A questa sua analisi (pessimistica o realistica a seconda dei punti vi vista, o forse tutte e due insieme) spesso si replica affermando che invece Rimini conserva ancora tutto il suo appeal, che tiene le sue posizioni nel mercato turistico internazionale. “Se fosse vero, ci sarebbe la corsa a comprare gli hotel in vendita, non crede?”. Santinato estrae dal cassetto il ritaglio recente di un giornale austriaco. Sono indicate le più popolari destinazioni di vacanza per gli austriaci: al primo posto c’è Jesolo, poi seguono Parenzo, Bibione, Lignano, Rovigno, Ragusa, New York, Umago ed infine, al decimo posto Rimini. “Questo significa essere ben posizionati? – si chiede – Purtroppo Rimini è diventata un ibrido senza prospettiva. Non è più una località turistica attraente, perché non ha saputo rinnovare la sua offerta pubblica e privata, e non è neppure una città di mare, come Nizza e Barcellona, che si impone per i monumenti, i musei, gli spettacoli. Io lavoro molto a Jesolo, dove il turismo è esclusivamente stagionale. Però la stagione funziona: quando arriva Pentecoste si vede, è pieno di tedeschi. Nel giro di un anno hanno aperto due nuovi hotel a cinque stelle. Lì hanno fatto la scelta della verticalità. Da noi siamo fermi al convegno del 1995 di Unindustria che si chiedeva cosa fare in una destinazione a prodotto turistico maturo come Rimini. Ancora siamo in attesa di una risposta. Abbiamo avuto il Piano strategico: da quant’è che se ne parla?”.
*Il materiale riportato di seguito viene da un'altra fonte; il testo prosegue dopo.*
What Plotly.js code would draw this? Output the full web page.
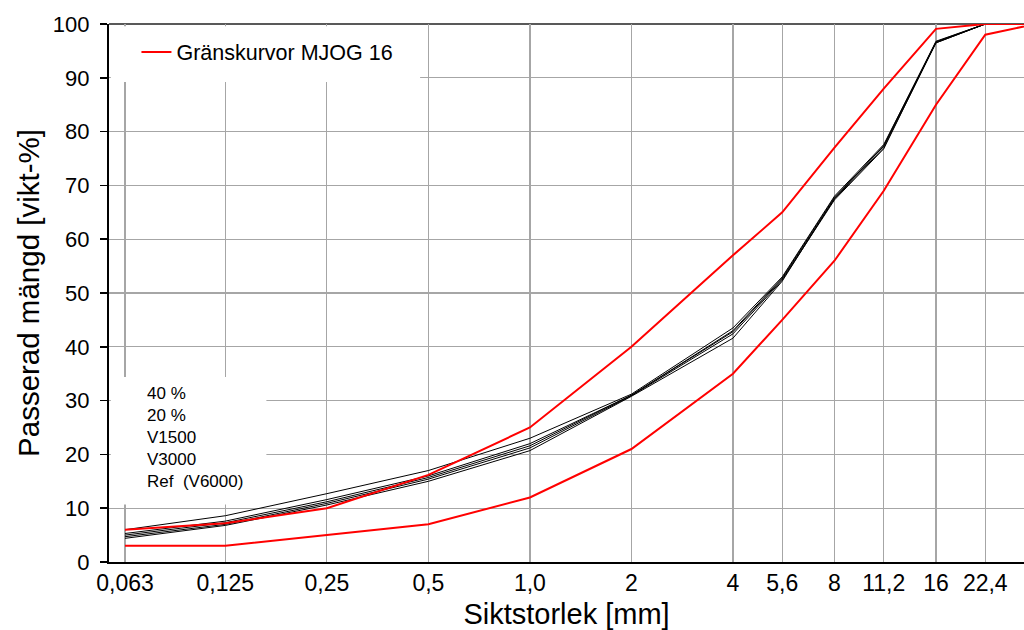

Provi lei a dire cosa bisognerebbe fare… “Meno promozione e più attenzione al prodotto. Quando il prodotto è bello, funziona da solo, senza bisogno di promozione. Premiamo gli hotel che ristrutturano e che realizzano camere più grandi, quali quelle che il mercato di oggi chiede. E il Comune decida quale deve essere la cartolina e subito la realizzi”.